A simple mailer is available - see below.

There are various perl scripts available on the internet, and many books on the subject. You do not have access to php or mysql on the server, and you may have to change the use of sendmail as above.

Your scripts have access to the following environment variables :-  

QUERY_STRING The query string (bit after the ? in the URI)
PATH_INFO If after the script there is a / and more of a path then this is that path
PARAMS The parameters (bit after a ; in the URI)
REQUEST_METHOD PUT or GET
REQUEST_URI The URI (web page) requested
HTTP_HOST Host: header contents Your web site name
HTTP_AGENT User-Agent: header contents The browser being used
CONTENT_TYPE Content-type: header contents Used for form postings
CONTENT_LENGTH Content-length: header contents Number of bytes in PUT file
SCRIPT_NAME The name of the script being run
HTTP_COOKIE Cookie: header contents
HTTP_FROM From: header contents
HTTP_REFERER Referer: header contents The page this link came from
REMOTE_USER If a login was required, this is set to the user name
REMOTE_ADDR The remote IP address.

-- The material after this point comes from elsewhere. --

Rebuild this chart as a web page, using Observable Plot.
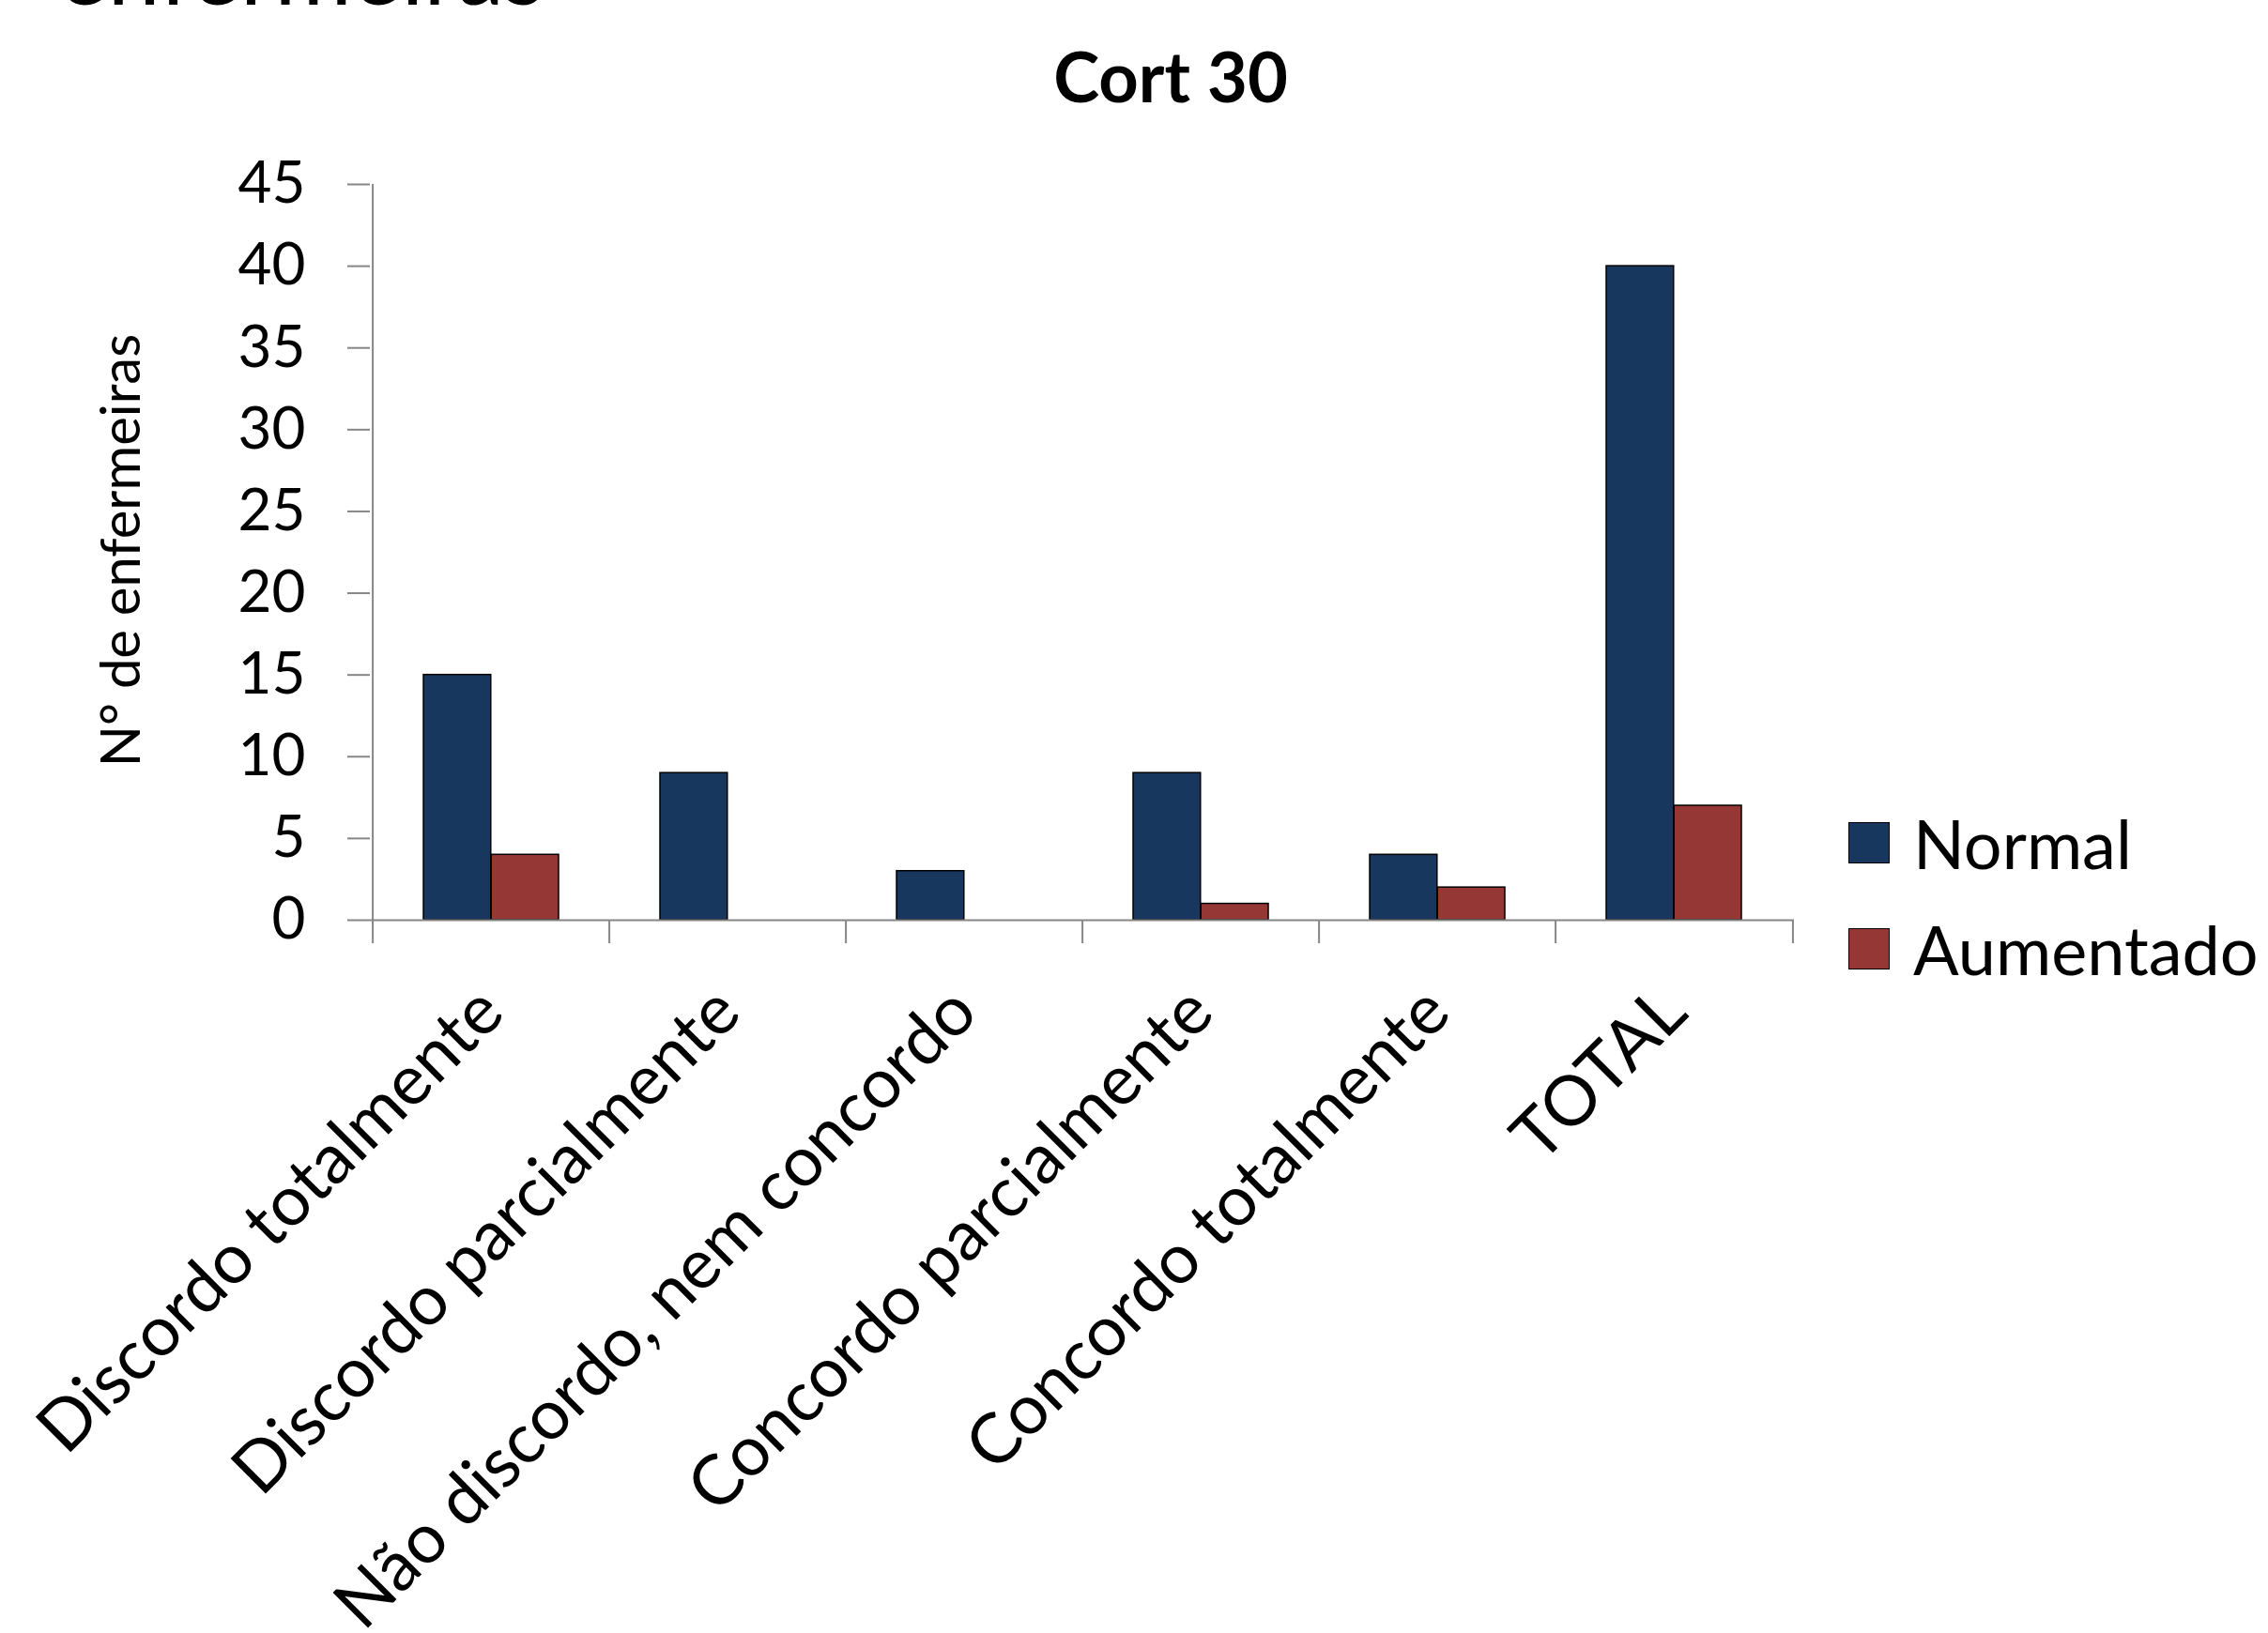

This could be an IP6 or IP4 address.

The output from the script must include Content-Type: header and may include other headers then a blank line and the contents. The only exception is a redirection in which case it can just contain the Location: header.

If you have a file called errlog.txt in the top level, then any error output from any scripts on your site is appended to this file. This is useful for debugging.

Please let us have suggestions for any other improvements you would like to this system.

Simple form mailer script

A simple perl script (mailer.pl) can be placed anywhere in your site. You can then use that in a <FORM METHOD=POST ACTION="mailer.pl"> form, including any <INPUT...> tags you like. You should include - either as input fields or and hidden input fields values for -FROM (the from email address), -MAIL (the to email address), -NEXT (the page to show after posting the form). e.g. <INPUT TYPE=HIDDEN NAME=-NEXT VALUE="thanks.html">

Directory index

The web server does not automatically produce a directory index, i.e. a list of files in a directory if there is no index page. However, it is simple to add a directory index to a directory using a simple script. If you load the following as index.html then it will produce a simple directory index for the directory it is in. Obviously a much more sophisticated script could be written with icons, and sub directories, and so on, and there may be such scripts available on the web in perl.

#!/bin/csh
echo "Content-Type: text/html"
echo ""
echo "<HTML>"
echo "<TITLE>$REQUEST_URI/</TITLE>"
echo "<BODY BGCOLOR=#FFFFFF>"
echo "<H1>Directory listing of $REQUEST_URI/</H1>"
echo "<PRE>"
foreach f (*)
echo -n "<A HREF='$f'>*</A> "
/bin/ls -ld "$f"
end

Redirect

Sometimes you want to redirect a page. E.g. http://testing.me.uk/ to http://www.testing.me.uk/

To do this create a file in the directory for the page you want to redirect by the name index.http

In this file include the text (in this case assuming we want to redirect to www.testing.me.uk) :-

HTTP/1.0 301 Page moved
Location: http://www.testing.me.uk/
Content-Length: 0

with a blank line at the end (the blank line is important).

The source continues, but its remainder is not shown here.